Handelsblatt: Wie Sie. Reden wir über Luxemburg. Haben Sie die Luxleaks verarbeitet?

Pierre Gramegna: Ja, und die Konsequenzen werden wir jetzt sehen. In dieser Woche werden wir eine Regel verabschieden, die den automatischen Austausch von Steuer-Vorabentscheidungen unter den EU-Staaten vorsieht. Wir haben wieder mal ein Problem gelöst. Jeder weiß künftig, was der andere macht. Die Vorabentscheidungen werden automatisch ausgetauscht.

Handelsblatt: Das eigentliche Verfahren ändert sich also nicht. Es wird nur transparenter. Wo sind die Konsequenzen für Luxemburg?
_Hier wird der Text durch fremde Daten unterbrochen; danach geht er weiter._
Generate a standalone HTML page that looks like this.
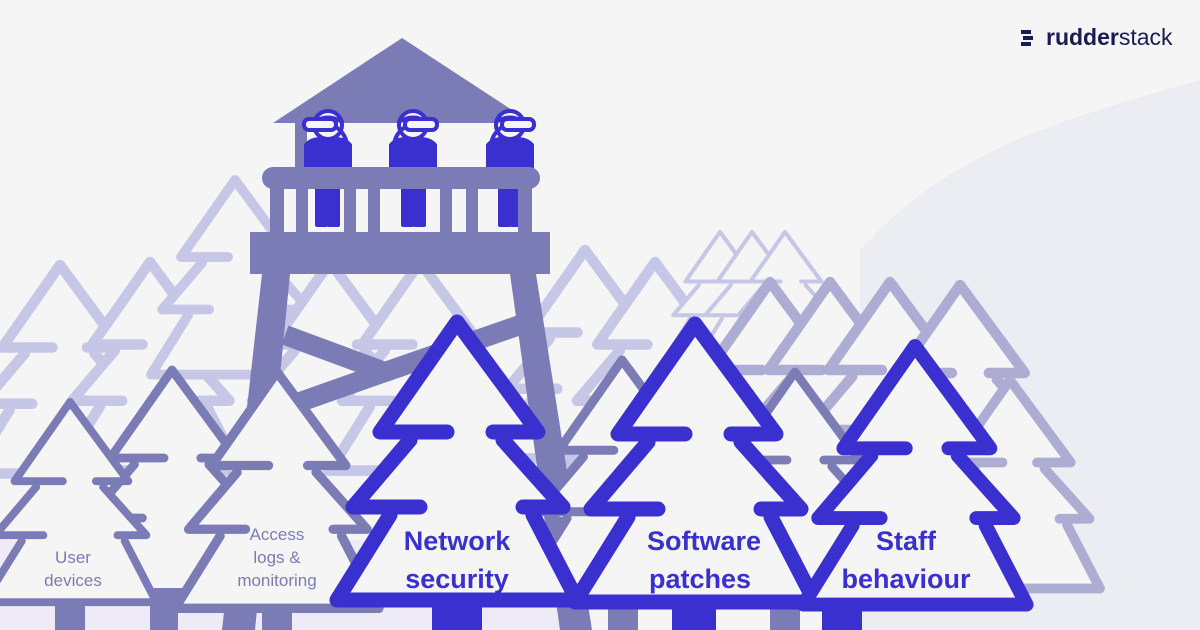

Pierre Gramegna: Wir haben unsere Praxis hinterfragt. Es könnte sein, dass verschiedene Unternehmen Luxemburg nicht mehr so attraktiv finden. Denn das Ganze geht natürlich gegen Briefkastenfirmen und zu Gunsten von Firmen, die mehr Substanz in Luxemburg haben als nur einen Briefkasten.

Handelsblatt: Was heißt mehr Substanz?

Pierre Gramegna: Das heißt Büro, Mitarbeiter – Sie könnten zum Beispiel sagen, dass Geschäftsbereiche wie das Risikomanagement in Luxemburg angesiedelt werden.

Handelsblatt: So etwas könnten Sie auch vorschreiben. Wenn in einem Jahr statt – sagen wir 100.000 Briefkästen – nur noch 50.000 stünden: Ginge es Ihnen dann besser oder schlechter?

Pierre Gramegna: Wenn hinter weniger Briefkästen mehr Firmen mit Substanz in Luxemburg stünden, ginge es uns sicher besser.